— Begin RAW DATA —
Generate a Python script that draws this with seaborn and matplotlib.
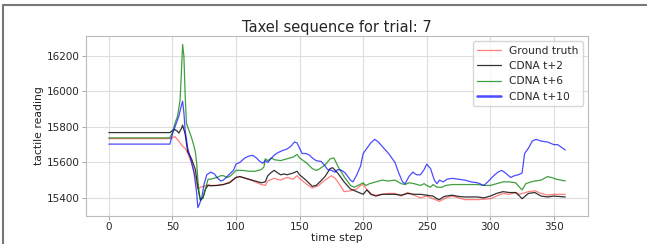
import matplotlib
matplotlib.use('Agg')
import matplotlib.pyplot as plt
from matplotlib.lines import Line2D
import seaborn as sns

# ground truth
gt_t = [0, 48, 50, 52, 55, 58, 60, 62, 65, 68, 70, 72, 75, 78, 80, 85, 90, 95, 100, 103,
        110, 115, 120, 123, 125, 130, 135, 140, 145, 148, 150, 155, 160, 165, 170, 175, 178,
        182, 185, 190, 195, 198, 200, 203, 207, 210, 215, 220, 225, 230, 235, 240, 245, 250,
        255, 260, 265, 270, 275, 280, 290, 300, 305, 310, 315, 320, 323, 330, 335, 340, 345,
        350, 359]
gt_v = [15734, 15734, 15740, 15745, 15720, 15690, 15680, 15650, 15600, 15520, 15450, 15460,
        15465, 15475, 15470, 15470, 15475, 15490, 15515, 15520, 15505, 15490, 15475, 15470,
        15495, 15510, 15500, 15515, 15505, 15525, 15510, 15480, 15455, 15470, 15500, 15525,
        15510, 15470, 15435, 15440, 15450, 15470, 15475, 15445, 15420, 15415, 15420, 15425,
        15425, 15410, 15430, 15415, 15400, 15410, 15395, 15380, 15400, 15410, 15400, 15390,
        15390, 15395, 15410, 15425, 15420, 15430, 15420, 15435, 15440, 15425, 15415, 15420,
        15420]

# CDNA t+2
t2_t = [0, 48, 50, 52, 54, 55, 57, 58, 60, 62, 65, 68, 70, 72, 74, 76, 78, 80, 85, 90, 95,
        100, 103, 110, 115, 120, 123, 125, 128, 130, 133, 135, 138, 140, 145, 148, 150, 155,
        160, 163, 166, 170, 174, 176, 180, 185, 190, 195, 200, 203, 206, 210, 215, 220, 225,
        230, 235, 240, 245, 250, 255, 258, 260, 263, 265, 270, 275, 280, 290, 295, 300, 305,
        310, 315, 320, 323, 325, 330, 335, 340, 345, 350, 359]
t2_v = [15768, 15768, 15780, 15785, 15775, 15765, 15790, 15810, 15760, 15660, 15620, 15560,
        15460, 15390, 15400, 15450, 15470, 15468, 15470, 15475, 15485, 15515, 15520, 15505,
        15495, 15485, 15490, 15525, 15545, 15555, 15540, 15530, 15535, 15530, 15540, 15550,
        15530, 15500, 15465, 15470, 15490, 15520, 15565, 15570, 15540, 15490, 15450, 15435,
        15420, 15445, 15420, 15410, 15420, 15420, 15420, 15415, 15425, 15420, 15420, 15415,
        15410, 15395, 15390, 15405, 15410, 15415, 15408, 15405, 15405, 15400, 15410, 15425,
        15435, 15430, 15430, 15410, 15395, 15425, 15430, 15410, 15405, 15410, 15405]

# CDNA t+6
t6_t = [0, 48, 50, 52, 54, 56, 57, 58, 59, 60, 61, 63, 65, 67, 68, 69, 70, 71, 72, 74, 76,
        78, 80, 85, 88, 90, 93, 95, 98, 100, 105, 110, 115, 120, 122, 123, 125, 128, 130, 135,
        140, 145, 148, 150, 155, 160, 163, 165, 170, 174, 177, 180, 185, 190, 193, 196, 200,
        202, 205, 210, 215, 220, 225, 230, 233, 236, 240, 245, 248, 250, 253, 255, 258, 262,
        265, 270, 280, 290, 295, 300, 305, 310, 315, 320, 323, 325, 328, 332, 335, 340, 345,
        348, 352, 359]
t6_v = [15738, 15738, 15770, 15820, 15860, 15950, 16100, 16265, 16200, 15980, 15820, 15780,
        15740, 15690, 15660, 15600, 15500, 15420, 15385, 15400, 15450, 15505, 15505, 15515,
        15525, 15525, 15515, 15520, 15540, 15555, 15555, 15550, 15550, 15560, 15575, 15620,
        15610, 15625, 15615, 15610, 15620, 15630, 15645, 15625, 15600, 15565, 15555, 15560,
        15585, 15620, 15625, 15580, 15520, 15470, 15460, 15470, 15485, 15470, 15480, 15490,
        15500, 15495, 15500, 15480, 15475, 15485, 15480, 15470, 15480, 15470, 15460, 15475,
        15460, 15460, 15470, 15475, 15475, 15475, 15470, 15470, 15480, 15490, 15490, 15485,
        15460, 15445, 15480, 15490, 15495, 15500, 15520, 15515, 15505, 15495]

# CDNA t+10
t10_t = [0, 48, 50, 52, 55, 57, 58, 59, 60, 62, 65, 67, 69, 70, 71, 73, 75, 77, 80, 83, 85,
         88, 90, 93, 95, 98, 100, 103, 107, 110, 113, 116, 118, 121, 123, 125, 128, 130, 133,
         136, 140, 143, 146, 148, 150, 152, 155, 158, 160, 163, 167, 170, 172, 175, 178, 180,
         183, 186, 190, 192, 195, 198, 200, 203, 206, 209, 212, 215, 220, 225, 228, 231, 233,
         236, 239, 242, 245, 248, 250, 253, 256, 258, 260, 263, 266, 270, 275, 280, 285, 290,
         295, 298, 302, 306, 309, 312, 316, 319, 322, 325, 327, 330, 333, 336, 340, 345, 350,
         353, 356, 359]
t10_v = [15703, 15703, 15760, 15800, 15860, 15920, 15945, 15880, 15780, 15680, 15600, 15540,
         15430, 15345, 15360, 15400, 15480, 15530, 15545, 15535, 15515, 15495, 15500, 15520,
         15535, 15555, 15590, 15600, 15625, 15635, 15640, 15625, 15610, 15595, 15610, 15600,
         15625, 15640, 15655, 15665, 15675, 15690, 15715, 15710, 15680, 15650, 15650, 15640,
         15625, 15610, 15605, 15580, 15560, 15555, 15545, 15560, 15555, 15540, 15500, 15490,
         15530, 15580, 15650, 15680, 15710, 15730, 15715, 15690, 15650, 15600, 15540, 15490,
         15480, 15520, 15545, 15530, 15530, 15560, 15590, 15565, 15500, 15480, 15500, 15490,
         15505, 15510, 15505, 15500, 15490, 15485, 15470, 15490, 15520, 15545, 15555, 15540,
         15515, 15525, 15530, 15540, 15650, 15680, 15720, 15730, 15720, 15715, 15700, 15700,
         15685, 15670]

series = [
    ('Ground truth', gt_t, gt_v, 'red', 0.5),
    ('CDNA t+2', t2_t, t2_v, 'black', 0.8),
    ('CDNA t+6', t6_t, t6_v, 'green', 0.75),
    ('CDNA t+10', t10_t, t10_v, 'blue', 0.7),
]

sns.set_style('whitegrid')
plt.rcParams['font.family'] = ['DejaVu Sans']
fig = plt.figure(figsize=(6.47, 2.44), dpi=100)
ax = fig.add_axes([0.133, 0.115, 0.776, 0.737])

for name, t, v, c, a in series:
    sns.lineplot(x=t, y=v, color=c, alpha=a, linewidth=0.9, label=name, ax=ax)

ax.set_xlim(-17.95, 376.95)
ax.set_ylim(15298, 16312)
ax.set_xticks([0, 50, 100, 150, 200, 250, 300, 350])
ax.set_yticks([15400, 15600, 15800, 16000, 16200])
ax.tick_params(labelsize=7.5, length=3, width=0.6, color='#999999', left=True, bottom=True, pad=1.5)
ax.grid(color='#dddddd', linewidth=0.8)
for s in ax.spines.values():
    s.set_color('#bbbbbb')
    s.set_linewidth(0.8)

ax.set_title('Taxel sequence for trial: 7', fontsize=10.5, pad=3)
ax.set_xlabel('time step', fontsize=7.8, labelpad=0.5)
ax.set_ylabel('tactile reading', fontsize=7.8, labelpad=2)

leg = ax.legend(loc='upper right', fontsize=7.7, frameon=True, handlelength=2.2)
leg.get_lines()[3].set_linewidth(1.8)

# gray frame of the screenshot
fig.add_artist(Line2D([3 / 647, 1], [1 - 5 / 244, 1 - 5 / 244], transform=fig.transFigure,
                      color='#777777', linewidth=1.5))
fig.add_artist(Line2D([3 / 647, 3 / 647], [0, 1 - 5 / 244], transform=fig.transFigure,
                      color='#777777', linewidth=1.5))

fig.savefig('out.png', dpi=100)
— End RAW DATA —
### [SET PROBLEM]
Restate only the lines running from the start of the material above through the line containing "import seaborn as sns", ends included. No pictures.

### [RESULT]
Generate a Python script that draws this with seaborn and matplotlib.
import matplotlib
matplotlib.use('Agg')
import matplotlib.pyplot as plt
from matplotlib.lines import Line2D
import seaborn as sns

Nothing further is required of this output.